In a statement that was released prior to Tuesday’s commission meeting, Mayor Kelly Girtz stated that the North Athens Project “would improve, replace and increase the housing for low and moderate income households in the target area.” Girtz stated that the Athens Housing Authority “has committed to an extensive input process” that will include residents of Bethel Midtown Village, community stakeholders and interested citizens.
“This initiative would replace and increase the number of affordable housing units with state of the art, high quality affordable housing units, improve the quality of management of the units, and improve development opportunities for a variety of uses,” Girtz stated. “This project would truly transform not only this site and the lives of its residents, but it also has the potential to provide reinvestment into the surrounding area, including downtown Athens.”

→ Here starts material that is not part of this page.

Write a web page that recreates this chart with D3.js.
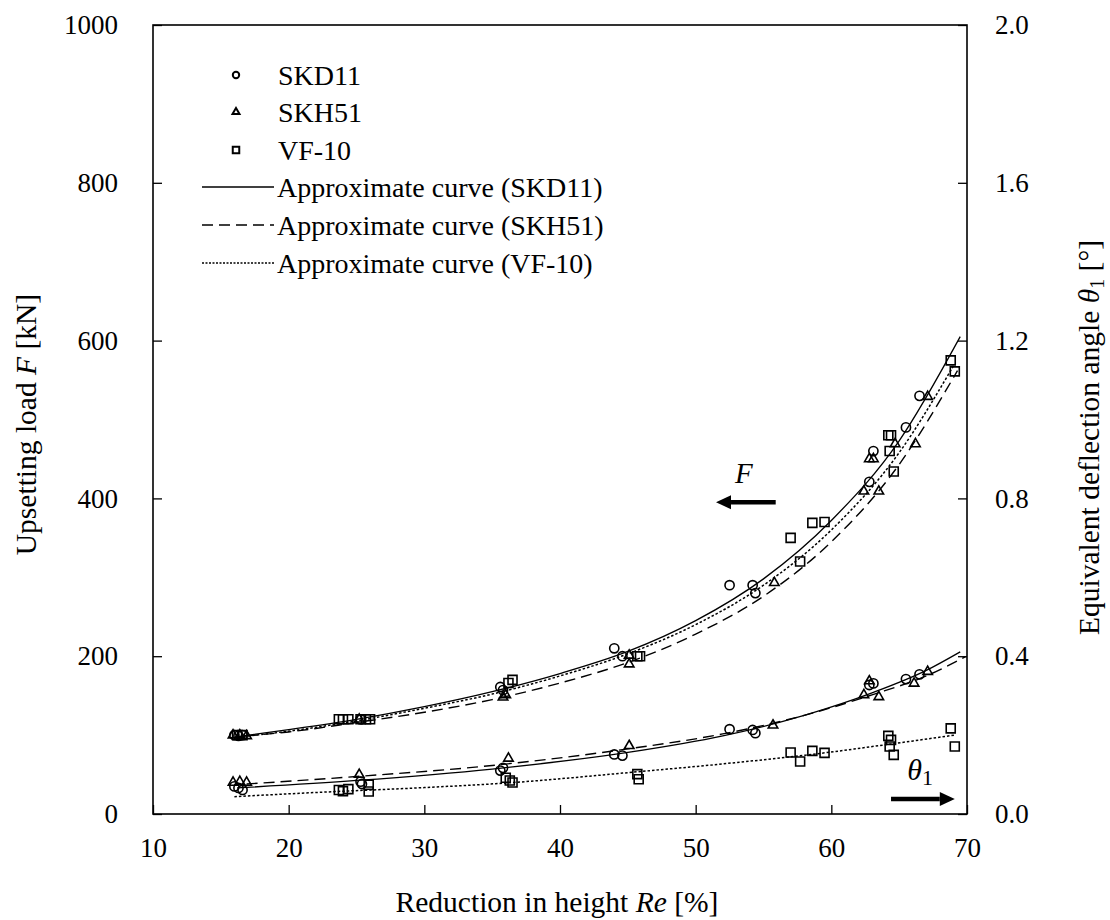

Bethel Midtown Village, reportedly has been plagued by a host of problems, including cockroach and rat infestation and a high crime rate.
Earlier this year, U.S. Postal Service officials suspended mail delivery to the complex after a series of incidents of gun violence that included a fatal shooting.
The redevelopment could also include smaller tracts of government-owned properties in the planned development area, including the Dougherty Street Government Building, where the signing ceremony is set to take place at 4 p.m. today.
Private companies would be part of the redevelopment project, including Columbia Residential, which the AHA previously used to raze the Jack R. Wells Homes public housing complex off Hawthorne Avenue and replaced it with the mixed-income Columbia Brookside project.
The North Athens Project would be part of a planned $44.5 million Affordable Housing Project, one of more than two dozen infrastructure projects that would be funded with a continuation of the county’s 1 percent Special Local Option Sales Tax, should voters approve it in the Nov. 5 referendum. Continuation of 1-percent SPLOST would raise an estimated $317 million over the next decade.
Construction of a new county courthouse and a 5,500- seat arena for the Classic Center would also be paid with the planned SPLOST funding.